WHAT YOU HAVE TO DO: Transcribe the material verbatim in full; the pictures do not belong in the copy.

INFORMATION SUPPLIED:
------------

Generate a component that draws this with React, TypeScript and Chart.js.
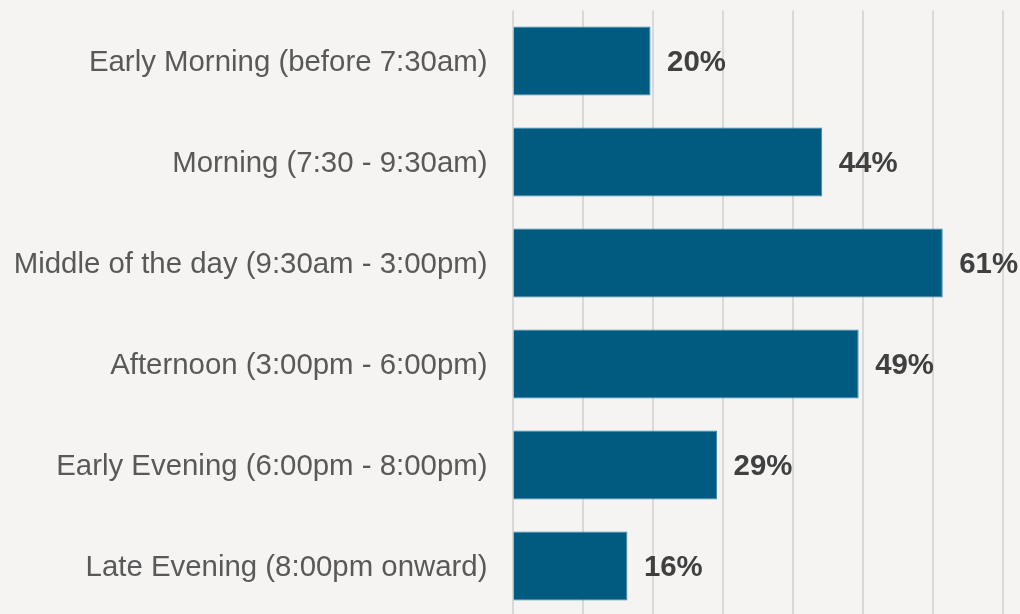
import React, { useEffect, useRef } from "react";
import { Chart, registerables } from "chart.js";

Chart.register(...registerables);

const categories = [
  "Early Morning (before 7:30am)",
  "Morning (7:30 - 9:30am)",
  "Middle of the day (9:30am - 3:00pm)",
  "Afternoon (3:00pm - 6:00pm)",
  "Early Evening (6:00pm - 8:00pm)",
  "Late Evening (8:00pm onward)",
];
const values = [19.7, 44.2, 61.4, 49.4, 29.2, 16.4];
const valueLabels = ["20%", "44%", "61%", "49%", "29%", "16%"];

const FONT = "'Liberation Sans', Arial, sans-serif";

const bgPlugin = {
  id: "bg",
  beforeDraw(chart: any) {
    const { ctx, width, height } = chart;
    ctx.save();
    ctx.fillStyle = "#f5f4f2";
    ctx.fillRect(0, 0, width, height);
    ctx.restore();
  },
};

const labelPlugin = {
  id: "valueLabels",
  afterDatasetsDraw(chart: any) {
    const { ctx } = chart;
    const meta = chart.getDatasetMeta(0);
    ctx.save();
    ctx.font = `bold 29.4px ${FONT}`;
    ctx.fillStyle = "#404040";
    ctx.textAlign = "left";
    ctx.textBaseline = "middle";
    meta.data.forEach((bar: any, i: number) => {
      ctx.fillText(valueLabels[i], bar.x + 16.5, bar.y + 1.5);
    });
    ctx.restore();
  },
};

export default function App() {
  const ref = useRef<HTMLCanvasElement>(null);
  useEffect(() => {
    if (!ref.current) return;
    const chart = new Chart(ref.current, {
      type: "bar",
      data: {
        labels: categories,
        datasets: [
          {
            data: values,
            backgroundColor: "#015a80",
            borderColor: "#3b86ad",
            borderWidth: 1,
            barPercentage: 0.683,
            categoryPercentage: 1,
          },
        ],
      },
      options: {
        indexAxis: "y",
        animation: false,
        responsive: false,
        maintainAspectRatio: false,
        layout: { padding: { top: 10.5, right: 17, bottom: 3.5, left: 0 } },
        plugins: { legend: { display: false }, tooltip: { enabled: false } },
        scales: {
          x: {
            min: 0,
            max: 70,
            ticks: { display: false, stepSize: 10 },
            grid: { color: "#d9d9d9", lineWidth: 2, drawTicks: false },
            border: { display: false },
          },
          y: {
            grid: { display: false, drawTicks: false },
            border: { display: false },
            ticks: {
              color: "#595959",
              font: { family: FONT, size: 29.4 },
              padding: 25,
              labelOffset: 1.5,
            },
            afterFit(scale: any) {
              scale.width = 512.5;
              scale.paddingTop = 0;
              scale.paddingBottom = 0;
            },
          },
        },
      },
      plugins: [bgPlugin, labelPlugin],
    });
    return () => chart.destroy();
  }, []);
  return (
    <canvas
      ref={ref}
      width={1020}
      height={620}
      style={{ position: "fixed", left: 0, top: 0, width: 1020, height: 620 }}
    />
  );
}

------------

SOLUTION FOR THIS PROBLEM:
Generate a component that draws this with React, TypeScript and Chart.js.
import React, { useEffect, useRef } from "react";
import { Chart, registerables } from "chart.js";

Chart.register(...registerables);

const categories = [
  "Early Morning (before 7:30am)",
  "Morning (7:30 - 9:30am)",
  "Middle of the day (9:30am - 3:00pm)",
  "Afternoon (3:00pm - 6:00pm)",
  "Early Evening (6:00pm - 8:00pm)",
  "Late Evening (8:00pm onward)",
];
const values = [19.7, 44.2, 61.4, 49.4, 29.2, 16.4];
const valueLabels = ["20%", "44%", "61%", "49%", "29%", "16%"];

const FONT = "'Liberation Sans', Arial, sans-serif";

const bgPlugin = {
  id: "bg",
  beforeDraw(chart: any) {
    const { ctx, width, height } = chart;
    ctx.save();
    ctx.fillStyle = "#f5f4f2";
    ctx.fillRect(0, 0, width, height);
    ctx.restore();
  },
};

const labelPlugin = {
  id: "valueLabels",
  afterDatasetsDraw(chart: any) {
    const { ctx } = chart;
    const meta = chart.getDatasetMeta(0);
    ctx.save();
    ctx.font = `bold 29.4px ${FONT}`;
    ctx.fillStyle = "#404040";
    ctx.textAlign = "left";
    ctx.textBaseline = "middle";
    meta.data.forEach((bar: any, i: number) => {
      ctx.fillText(valueLabels[i], bar.x + 16.5, bar.y + 1.5);
    });
    ctx.restore();
  },
};

export default function App() {
  const ref = useRef<HTMLCanvasElement>(null);
  useEffect(() => {
    if (!ref.current) return;
    const chart = new Chart(ref.current, {
      type: "bar",
      data: {
        labels: categories,
        datasets: [
          {
            data: values,
            backgroundColor: "#015a80",
            borderColor: "#3b86ad",
            borderWidth: 1,
            barPercentage: 0.683,
            categoryPercentage: 1,
          },
        ],
      },
      options: {
        indexAxis: "y",
        animation: false,
        responsive: false,
        maintainAspectRatio: false,
        layout: { padding: { top: 10.5, right: 17, bottom: 3.5, left: 0 } },
        plugins: { legend: { display: false }, tooltip: { enabled: false } },
        scales: {
          x: {
            min: 0,
            max: 70,
            ticks: { display: false, stepSize: 10 },
            grid: { color: "#d9d9d9", lineWidth: 2, drawTicks: false },
            border: { display: false },
          },
          y: {
            grid: { display: false, drawTicks: false },
            border: { display: false },
            ticks: {
              color: "#595959",
              font: { family: FONT, size: 29.4 },
              padding: 25,
              labelOffset: 1.5,
            },
            afterFit(scale: any) {
              scale.width = 512.5;
              scale.paddingTop = 0;
              scale.paddingBottom = 0;
            },
          },
        },
      },
      plugins: [bgPlugin, labelPlugin],
    });
    return () => chart.destroy();
  }, []);
  return (
    <canvas
      ref={ref}
      width={1020}
      height={620}
      style={{ position: "fixed", left: 0, top: 0, width: 1020, height: 620 }}
    />
  );
}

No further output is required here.